Les postulants sont nombreux, au titre d'album rap new-yorkais quintessentiel des années 90. Rien que sur ces pages, vous en verrez plusieurs qualifiés de tel. Mecca and the Soul Brother, toutefois, tient la corde. Sur ce premier album d'un duo emblématique de ce temps-là, sorti après un All Souled Out EP, déjà très remarqué, il y a tous les attributs du genre.
Tout est là. L'alchimie simple et rare entre un rappeur et son producteur. Des boucles concises, épurées, mais qui font mouche. Du boom bap qui tape, percussions en avant ("Wig Out" en est l'exemple). Des samples vintage dénichés dans le patrimoine de la Great Black Music, soul, R&B et jazz en tête. Une pochette classieuse en noir et blanc, avec un logo stylé, qui sent bon l'assurance et le ghetto. Des élans spirituels à consonances Black Muslim, même si, à en croire l'introduction, La Mecque dont il est question ici serait en réalité un état d'esprit, plutôt qu'un lieu de pèlerinage.
Mais Pete Rock, c'est aussi une signature caractéristique, avec ces sons de cuivre omniprésents, des gimmicks qui animent presque chaque morceau, y faisant office de refrains. Le beatmaker sait découper un chant, une voix, pour en faire un motif rythmique ("Straighten It Out", "If It Ain't Rough, It Ain't Right", "Skinz"), et il fait preuve d'une science avancée du sample. Bref, il a une patte, qui le fera entrer dans le panthéon des très grands producteurs new-yorkais, ceux même qui concocteront Illmatic dans deux ans.

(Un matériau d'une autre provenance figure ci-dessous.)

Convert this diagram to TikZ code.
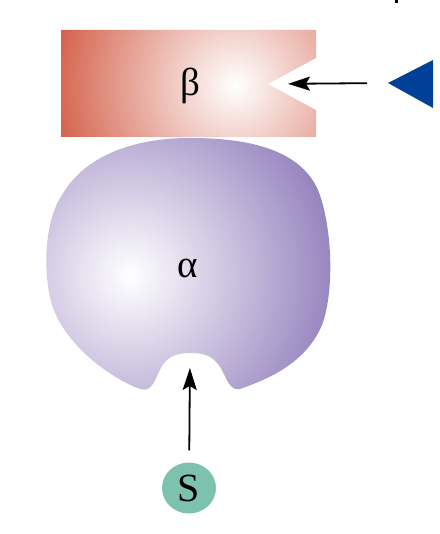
\documentclass[tikz,border=0pt]{standalone}
\usepackage{fontspec}
\setmainfont{Liberation Serif}
\usetikzlibrary{arrows.meta,shapes.geometric}
\definecolor{betared}{RGB}{212,96,74}
\definecolor{alphapurple}{RGB}{146,126,188}
\definecolor{signalblue}{RGB}{0,64,152}
\definecolor{substrategreen}{RGB}{125,194,172}
\tikzset{
  label text/.style={font=\fontsize{39}{39}\selectfont},
  arrow/.style={-{Stealth[length=22pt,width=14pt,inset=4pt]}, line width=1.8pt},
}
\begin{document}
\begin{tikzpicture}[x=1pt,y=-1pt]
    \useasboundingbox (0,0) rectangle (439,534);
    \begin{scope}
        \clip (61,30) -- (316,30) -- (316,58) -- (268,84) -- (316,110) -- (316,137) -- (61,137) -- cycle;
        \shade[inner color=white, outer color=betared] (235,85) circle (185pt);
    \end{scope}
    \begin{scope}
        \clip (190,138) .. controls (250,138) and (300,150) .. (318,190)
            .. controls (332,225) and (335,290) .. (322,325)
            .. controls (305,365) and (265,380) .. (240,389)
            .. controls (228,392) and (225,372) .. (218,364)
            .. controls (210,354) and (200,353) .. (190,353)
            .. controls (178,353) and (168,356) .. (162,366)
            .. controls (155,378) and (153,393) .. (140,389)
            .. controls (110,378) and (65,345) .. (52,305)
            .. controls (42,270) and (45,220) .. (62,195)
            .. controls (85,155) and (135,138) .. (190,138) -- cycle;
        \shade[inner color=white, outer color=alphapurple] (130,275) circle (215pt);
    \end{scope}
    \coordinate (betanotch) at (268,84);
    \coordinate (alphanotch) at (190,354);
    \coordinate (signal) at (388,83);
    \node[label text] (beta) at (190,86) {β};
    \node[label text] (alpha) at (188,268) {α};
    \fill[signalblue] (signal) -- (433,60) -- (433,108) -- cycle;
    \node[ellipse, fill=substrategreen, minimum width=54pt, minimum height=51pt, inner sep=0pt, font=\fontsize{40}{40}\selectfont] (S) at (189,488) {S};
    \draw[arrow, shorten <=21pt, shorten >=20pt] (signal) -- (betanotch);
    \draw[arrow, shorten <=12pt, shorten >=14pt] (S) -- (alphanotch);
    \fill (395,0) rectangle (398,3);
\end{tikzpicture}
\end{document}
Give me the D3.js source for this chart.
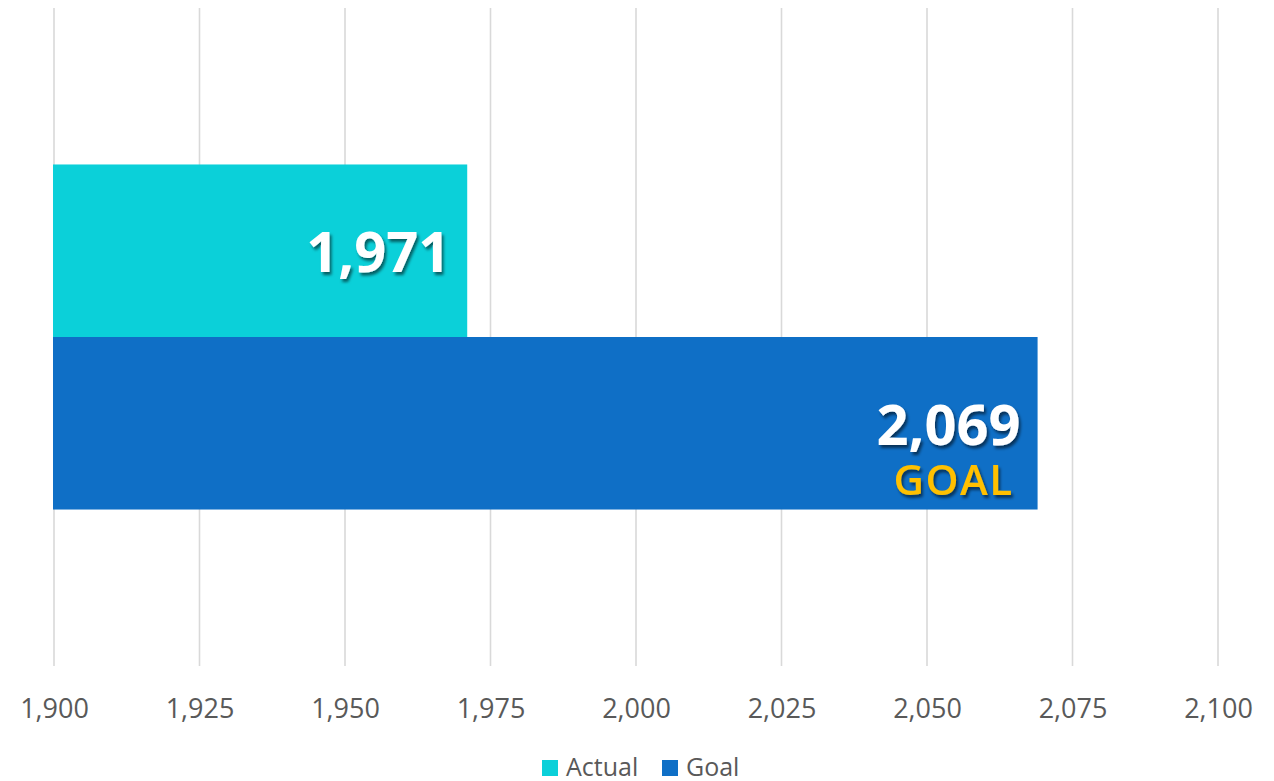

Détail notable, Pete Rock s'essaie à quelques raps sur "Soul Brother #1". Mais le rappeur ici, c'est bien sûr C.L. Smooth. Avec son phrasé en accord avec son pseudonyme, lisse, moelleux, coulant, il se distingue quant à lui par un registre thématique large : chroniques de la rue sur "Ghettos of the Mind", rap engagé sur "Anger In the Nation", chanson très love avec "Lots of Lovin", hommage à un ami décédé, en l'occurrence Trouble T-Roy, danseur de Heavy D. and the Boyz, sur l'admirable classique "They Reminisce Over You".
Le mérite de ce grand disque, c'est sa constance. Comme souvent à cette époque, les auteurs se sont sentis obligés d'exploiter la longueur maximale d'un CD, nous offrant un long enregistrement de près d'une heure vingt, avec des plages excédant régulièrement les cinq minutes. C'est excessivement ambitieux, et pourtant, ça ne lasse pas. Mecca and the Soul Brother est d'une homogénéité presque totale.
Il ne compte pas vraiment de tubes, même si "They Reminisce Over You" et "Straighten It Out" sont emblématiques. Mais il n'a pas de déchet. Ce ne sont que des plages habilement produites, subtiles, musicales, marquées par d'adroites variations, et qui ne demandent qu'à s'épanouir avec les écoutes ; que des "For Pete's Sake", "Wig Out", "Anger In the Nation", "Can't Front on Me" et "The Basement" aux beats impérissables, d'une solidité telle qu'avant 1992, rarement un album de rap n'a été à ce point… un véritable album.